Prices for prescription drugs edged down by 1% last year, a rare result driven by declines for generics and slow, low growth in the cost of brand-name medications, the government said Thursday.
Though modest, it was the first such price drop in 45 years, according to nonpartisan economic experts at the federal Department of Health and Human Services, who deliver an annual report on the nation’s health care spending.
The price drop was for retail pharmacy prescriptions, not medications administered in hospitals or doctor’s offices. HHS experts said the last time retail prescription drug prices declined was in 1973, when they went down by 0.2%.
The price drop comes amid questionable prospects for major legislation to curb prescription drug costs. Nonetheless, it was a nugget of decent news in a sobering, broader report on rising U.S. health care spending.
The HHS report found that spending on prescription medicines at pharmacies accounted for 9% of the total $3.6 trillion national health care tab in 2018. Total U.S. health care spending grew by 4.6% last year, averaging $11,172 per person. In the real world, U.S. spending is concentrated on the sickest patients, with 5% of the population accounting for half of costs.
Because of strong overall economic growth last year, health care spending as a share of the national economy declined slightly, from 17.9% in 2017 to 17.7%, the report found.

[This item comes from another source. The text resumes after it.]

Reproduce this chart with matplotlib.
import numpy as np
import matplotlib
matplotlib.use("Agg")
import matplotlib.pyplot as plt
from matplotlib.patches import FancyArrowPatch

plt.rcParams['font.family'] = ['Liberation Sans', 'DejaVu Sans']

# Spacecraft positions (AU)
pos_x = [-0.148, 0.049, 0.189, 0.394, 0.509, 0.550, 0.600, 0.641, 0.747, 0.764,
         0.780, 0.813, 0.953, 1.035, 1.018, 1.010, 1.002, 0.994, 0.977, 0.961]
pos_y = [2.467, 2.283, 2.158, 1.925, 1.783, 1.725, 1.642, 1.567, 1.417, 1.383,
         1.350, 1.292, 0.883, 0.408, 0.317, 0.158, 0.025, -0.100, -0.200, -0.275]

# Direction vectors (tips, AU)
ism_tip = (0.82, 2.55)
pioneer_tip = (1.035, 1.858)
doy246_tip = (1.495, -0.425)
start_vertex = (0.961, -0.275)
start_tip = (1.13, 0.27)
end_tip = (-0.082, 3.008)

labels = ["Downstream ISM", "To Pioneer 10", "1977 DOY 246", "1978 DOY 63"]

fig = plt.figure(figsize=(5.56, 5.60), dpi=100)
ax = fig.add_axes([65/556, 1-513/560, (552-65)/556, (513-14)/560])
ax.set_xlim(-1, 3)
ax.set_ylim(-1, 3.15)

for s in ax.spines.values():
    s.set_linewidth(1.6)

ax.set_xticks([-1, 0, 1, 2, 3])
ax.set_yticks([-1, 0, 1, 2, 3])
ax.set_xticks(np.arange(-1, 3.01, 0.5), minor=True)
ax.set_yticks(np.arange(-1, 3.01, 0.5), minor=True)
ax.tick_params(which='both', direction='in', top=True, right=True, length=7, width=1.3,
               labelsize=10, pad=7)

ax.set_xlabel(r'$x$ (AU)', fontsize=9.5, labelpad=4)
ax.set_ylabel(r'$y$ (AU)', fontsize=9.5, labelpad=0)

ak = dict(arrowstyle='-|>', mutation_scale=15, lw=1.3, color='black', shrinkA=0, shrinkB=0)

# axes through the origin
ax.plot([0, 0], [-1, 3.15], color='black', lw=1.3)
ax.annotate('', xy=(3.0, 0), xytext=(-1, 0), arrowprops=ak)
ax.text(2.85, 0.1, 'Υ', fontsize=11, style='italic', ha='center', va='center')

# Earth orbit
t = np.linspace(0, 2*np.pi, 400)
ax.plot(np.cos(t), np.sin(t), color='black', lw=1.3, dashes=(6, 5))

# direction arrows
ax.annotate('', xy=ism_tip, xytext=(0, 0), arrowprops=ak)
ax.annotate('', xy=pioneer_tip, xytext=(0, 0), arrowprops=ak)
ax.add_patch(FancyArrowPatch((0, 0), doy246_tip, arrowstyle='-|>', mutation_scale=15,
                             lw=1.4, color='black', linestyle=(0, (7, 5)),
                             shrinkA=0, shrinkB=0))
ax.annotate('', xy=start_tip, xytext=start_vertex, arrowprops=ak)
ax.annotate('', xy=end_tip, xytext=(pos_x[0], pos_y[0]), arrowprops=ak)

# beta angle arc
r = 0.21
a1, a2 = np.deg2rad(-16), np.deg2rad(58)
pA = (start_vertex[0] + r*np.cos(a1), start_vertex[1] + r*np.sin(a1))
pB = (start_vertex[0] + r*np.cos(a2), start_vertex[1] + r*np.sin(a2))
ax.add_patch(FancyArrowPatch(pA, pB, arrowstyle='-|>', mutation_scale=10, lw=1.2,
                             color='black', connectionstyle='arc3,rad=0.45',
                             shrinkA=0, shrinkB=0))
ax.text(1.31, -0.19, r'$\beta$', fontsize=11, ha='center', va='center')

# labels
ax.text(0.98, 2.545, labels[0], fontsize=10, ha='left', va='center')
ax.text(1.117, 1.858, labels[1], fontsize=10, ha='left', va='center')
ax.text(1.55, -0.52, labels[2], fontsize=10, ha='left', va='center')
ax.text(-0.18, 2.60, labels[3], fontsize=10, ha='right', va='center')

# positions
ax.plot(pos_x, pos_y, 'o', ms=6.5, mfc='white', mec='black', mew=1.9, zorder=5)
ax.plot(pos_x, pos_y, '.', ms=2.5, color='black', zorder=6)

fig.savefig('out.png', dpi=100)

Legislation pending in Congress to curb drug costs would mainly benefit older people on Medicare, who are the biggest consumers of medicines.
House Speaker Nancy Pelosi is forging ahead with a floor vote next week on her bill authorizing Medicare to negotiate prices for the costliest drugs, including insulin. Under her bill, private insurance plans would be able to get Medicare’s prices as well.
But President Donald Trump and Republicans in Congress are solidly opposed to Medicare negotiations. Instead Trump is backing a bipartisan Senate bill that would require drugmakers to pay rebates to Medicare if they hike prices above inflation. As a candidate Trump had called for allowing Medicare to negotiate directly.
Both bills would cap what Medicare recipients must pay annually in out-of-pocket costs for their prescriptions.
The HHS report made no forecast of future prescription drug prices. It’s unclear if the 1% price decline seen last year may be the beginning of a sustained trend or was merely a temporary pullback by drug companies getting pummeled by Trump and lawmakers of both parties.
Thursday’s report found that nearly 9 out of 10 prescriptions dispensed are for generic drugs, which puts downward pressure on prices.
Even though prices of brand-name drugs increased more moderately, they still accounted for most of the spending on prescriptions—nearly 79%.
The government’s findings on prices for brand-name drugs dovetailed with an analysis earlier this year by The Associated Press.
In the first seven months of 2019, drugmakers raised list prices for brand-name prescription medicines by a median of 5%, the AP found. That was down from about 9% or 10% over those months the prior four years. The AP’s findings suggest that an easing in drug prices may continue this year.
Reducing prescription drug costs remains one of the top priorities for consumers. The White House claims that Trump has already delivered historic price cuts, but a recent Gallup poll found that 66% of adults believe the president has made little or no progress.